Subsection 7.2.1 Iterating Differentiation
Starting with a differentiable function \(f(x)\text{,}\) I used the derivative to get a whole new function \(f^\prime(x)\) which measured the slope of the previous function. This solves the velocity problem: if \(p(t)\) is position of an object, then \(p^\prime(t)\) is the velocity of the object.
I can continue this process. If \(f^\prime(x)\) is still a differentiable function itself, I can take another derivative to get \(f^{\prime \prime}(x)\text{.}\) This is called the second derivative. The process is exactly the same: I use the same limit definition and the same differentiation rules to find this second derivative. \(f^{\prime \prime}(t)\) is Newton’s notation for the second derivative; the Leibniz notation is \(\frac{d^2 f}{dx^2}\text{.}\) If \(p(t)\) was a position function and \(p^\prime(t)\) was its velocity (the rate of change of position), the \(p^{\prime \prime}(t)\) would be the rate of change of velocity. That woud be acceleration. Acceleration is the second derivative of position.
This has important implications for physics. Newton’s first law of motion, \(F = ma\text{,}\) says that force equals mass times acceleration. If force depends on position (as it often does), then I can write Newton’s first law as a differential equation.
\begin{equation*}
F(p) = m \frac{d^2 p}{dt^2}
\end{equation*}
As with most of the fundamentals of physics, Newtonian motion is determined by the solution of a differential equation. I can also give a more specific example. On the surface of the earth, it is assumed that the acceleration due to gravity is constant at roughly \(9.8 m/s^2\text{.}\) I can observe that the flight of projectiles is roughly parabolic, that is, height is described by a parabola \(h(t) = at^2 + bt + c\text{.}\) If I differentiate once, vertical velocity is \(h^\prime(t) = 2at + b\text{.}\) If I differentiate twice, vertical acceleration is \(h^{\prime
\prime}(t) = 2a\text{,}\) which is constant. So parabolic paths fit with the notion of a constant acceleration due to gravity. Even more, I know that the leading coefficient of those quadratics should be roughly \(a = 4.9\) to get the constant acceleration \(2a = 9.8m/s^2\text{.}\)

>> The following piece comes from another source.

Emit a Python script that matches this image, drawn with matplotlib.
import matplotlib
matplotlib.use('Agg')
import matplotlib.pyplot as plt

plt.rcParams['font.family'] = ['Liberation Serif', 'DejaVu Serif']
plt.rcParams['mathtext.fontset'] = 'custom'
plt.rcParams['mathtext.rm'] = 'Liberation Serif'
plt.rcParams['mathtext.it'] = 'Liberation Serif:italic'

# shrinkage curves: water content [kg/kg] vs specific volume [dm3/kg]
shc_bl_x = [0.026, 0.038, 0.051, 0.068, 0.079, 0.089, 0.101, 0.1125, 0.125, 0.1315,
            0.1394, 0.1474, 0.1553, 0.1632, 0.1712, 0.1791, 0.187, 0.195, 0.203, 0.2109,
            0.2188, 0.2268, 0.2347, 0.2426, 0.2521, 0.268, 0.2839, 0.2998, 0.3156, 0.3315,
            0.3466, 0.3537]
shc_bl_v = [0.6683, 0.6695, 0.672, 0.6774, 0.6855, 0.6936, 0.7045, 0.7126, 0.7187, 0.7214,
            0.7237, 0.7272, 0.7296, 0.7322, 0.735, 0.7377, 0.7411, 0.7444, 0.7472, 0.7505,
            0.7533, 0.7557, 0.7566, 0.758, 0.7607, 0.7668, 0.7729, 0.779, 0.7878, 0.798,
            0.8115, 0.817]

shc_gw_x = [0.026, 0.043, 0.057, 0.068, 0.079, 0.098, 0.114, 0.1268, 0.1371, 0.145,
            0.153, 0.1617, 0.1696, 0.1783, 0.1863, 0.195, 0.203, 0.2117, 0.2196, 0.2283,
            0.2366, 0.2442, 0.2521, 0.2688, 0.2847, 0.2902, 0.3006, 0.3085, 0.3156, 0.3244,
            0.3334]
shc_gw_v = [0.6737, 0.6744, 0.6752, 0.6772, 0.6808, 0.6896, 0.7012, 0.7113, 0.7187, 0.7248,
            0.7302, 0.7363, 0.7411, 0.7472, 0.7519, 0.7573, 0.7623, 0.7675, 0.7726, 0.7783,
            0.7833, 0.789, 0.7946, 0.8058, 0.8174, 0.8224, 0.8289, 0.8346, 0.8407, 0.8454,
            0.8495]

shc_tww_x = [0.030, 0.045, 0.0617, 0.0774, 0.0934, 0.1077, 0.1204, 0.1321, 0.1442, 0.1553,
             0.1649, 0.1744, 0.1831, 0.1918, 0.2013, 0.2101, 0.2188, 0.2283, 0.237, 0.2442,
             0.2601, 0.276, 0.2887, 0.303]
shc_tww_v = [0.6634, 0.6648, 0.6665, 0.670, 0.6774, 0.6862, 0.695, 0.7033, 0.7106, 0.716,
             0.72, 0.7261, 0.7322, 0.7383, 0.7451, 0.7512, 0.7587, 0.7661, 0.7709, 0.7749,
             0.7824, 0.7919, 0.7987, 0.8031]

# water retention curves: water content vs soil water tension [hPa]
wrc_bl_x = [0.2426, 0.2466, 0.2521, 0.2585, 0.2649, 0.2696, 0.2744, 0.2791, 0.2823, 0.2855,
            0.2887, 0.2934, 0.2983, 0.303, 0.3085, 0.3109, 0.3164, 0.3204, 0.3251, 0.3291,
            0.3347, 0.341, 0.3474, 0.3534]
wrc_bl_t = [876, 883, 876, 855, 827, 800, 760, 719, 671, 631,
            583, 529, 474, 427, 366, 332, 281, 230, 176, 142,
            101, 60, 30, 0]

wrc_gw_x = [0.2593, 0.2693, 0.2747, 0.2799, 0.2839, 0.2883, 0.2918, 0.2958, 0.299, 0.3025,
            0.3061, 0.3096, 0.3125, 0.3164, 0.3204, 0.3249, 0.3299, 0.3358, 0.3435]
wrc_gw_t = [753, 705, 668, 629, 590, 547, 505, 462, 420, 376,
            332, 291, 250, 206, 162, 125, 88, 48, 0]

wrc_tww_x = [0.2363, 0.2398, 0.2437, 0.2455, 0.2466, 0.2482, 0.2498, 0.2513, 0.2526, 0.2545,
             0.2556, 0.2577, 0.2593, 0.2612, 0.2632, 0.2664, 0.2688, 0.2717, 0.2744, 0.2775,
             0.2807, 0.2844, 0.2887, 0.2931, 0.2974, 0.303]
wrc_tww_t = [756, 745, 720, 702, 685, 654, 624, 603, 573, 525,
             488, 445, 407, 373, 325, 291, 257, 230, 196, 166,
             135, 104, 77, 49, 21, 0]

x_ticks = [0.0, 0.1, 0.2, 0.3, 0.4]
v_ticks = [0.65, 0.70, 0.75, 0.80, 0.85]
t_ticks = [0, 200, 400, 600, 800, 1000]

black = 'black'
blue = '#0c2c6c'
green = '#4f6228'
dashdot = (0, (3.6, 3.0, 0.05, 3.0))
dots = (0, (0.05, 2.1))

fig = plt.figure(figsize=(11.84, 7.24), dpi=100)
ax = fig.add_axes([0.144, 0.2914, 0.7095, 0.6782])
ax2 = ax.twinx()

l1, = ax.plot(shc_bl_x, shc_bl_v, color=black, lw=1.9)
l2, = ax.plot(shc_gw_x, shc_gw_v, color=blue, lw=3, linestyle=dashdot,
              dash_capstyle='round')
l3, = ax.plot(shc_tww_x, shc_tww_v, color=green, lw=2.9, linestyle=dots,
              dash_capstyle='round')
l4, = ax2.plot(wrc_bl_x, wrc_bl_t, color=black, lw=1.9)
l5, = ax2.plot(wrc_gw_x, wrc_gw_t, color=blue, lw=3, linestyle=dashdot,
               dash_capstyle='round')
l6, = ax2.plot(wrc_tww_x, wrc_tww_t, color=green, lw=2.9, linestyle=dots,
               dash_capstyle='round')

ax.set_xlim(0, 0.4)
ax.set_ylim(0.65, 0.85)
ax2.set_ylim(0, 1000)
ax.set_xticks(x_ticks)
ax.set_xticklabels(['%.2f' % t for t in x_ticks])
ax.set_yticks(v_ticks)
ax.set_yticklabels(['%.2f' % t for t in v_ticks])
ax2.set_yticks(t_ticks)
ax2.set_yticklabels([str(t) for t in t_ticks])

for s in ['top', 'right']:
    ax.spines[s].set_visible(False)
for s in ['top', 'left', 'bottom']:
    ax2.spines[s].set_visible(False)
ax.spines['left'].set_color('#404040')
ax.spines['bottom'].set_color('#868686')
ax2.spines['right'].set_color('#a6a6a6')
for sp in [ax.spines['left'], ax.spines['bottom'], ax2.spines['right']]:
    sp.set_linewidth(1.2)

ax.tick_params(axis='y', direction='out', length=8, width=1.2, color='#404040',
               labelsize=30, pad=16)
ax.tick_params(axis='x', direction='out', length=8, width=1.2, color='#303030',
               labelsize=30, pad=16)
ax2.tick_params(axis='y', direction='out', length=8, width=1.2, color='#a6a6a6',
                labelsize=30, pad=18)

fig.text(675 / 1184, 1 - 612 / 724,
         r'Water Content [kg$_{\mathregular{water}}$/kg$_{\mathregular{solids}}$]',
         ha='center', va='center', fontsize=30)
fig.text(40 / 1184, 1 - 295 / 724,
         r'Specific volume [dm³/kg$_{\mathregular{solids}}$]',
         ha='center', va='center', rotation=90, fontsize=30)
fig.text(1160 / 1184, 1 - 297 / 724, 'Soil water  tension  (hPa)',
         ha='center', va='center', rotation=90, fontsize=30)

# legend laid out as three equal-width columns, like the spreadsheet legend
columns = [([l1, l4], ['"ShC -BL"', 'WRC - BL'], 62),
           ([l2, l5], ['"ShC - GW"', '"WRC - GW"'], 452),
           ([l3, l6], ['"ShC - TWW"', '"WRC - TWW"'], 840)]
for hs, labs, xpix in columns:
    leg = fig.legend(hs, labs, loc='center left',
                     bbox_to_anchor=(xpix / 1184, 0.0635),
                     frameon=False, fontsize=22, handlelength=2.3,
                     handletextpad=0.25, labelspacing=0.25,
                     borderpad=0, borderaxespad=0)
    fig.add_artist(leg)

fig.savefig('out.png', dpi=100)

Another specific example is Hooke’s law. This law describes the force caused by a spring; the law states that the force is (negatively) proportional to the distance from equalibrium. If equalibrium is at \(p=0\text{,}\) then \(F = -kp\text{.}\) Using Newton’s first law with this force produces a differential equation.
\begin{equation*}
-kp = m \frac{d^2 p}{dt^2}
\end{equation*}
The behaviour of an object on a (perfect, frictionless) spring is determined by this differential equation. What is that behaviour? I simply have to figure out which function \(p(t)\) matches this differential equation. In this case, there are two solutions.
\begin{align*}
p(t) \amp = \sin \left( \sqrt{\frac{m}{k}} t \right) \amp
\text{or} \amp \amp p(t) \amp= \cos \left( \sqrt{\frac{m}{k}}
t \right)
\end{align*}
Since the sinusoidal functions solve the differential equation, I can conclude that an object on a spring should act with a sinusoidal behaviour.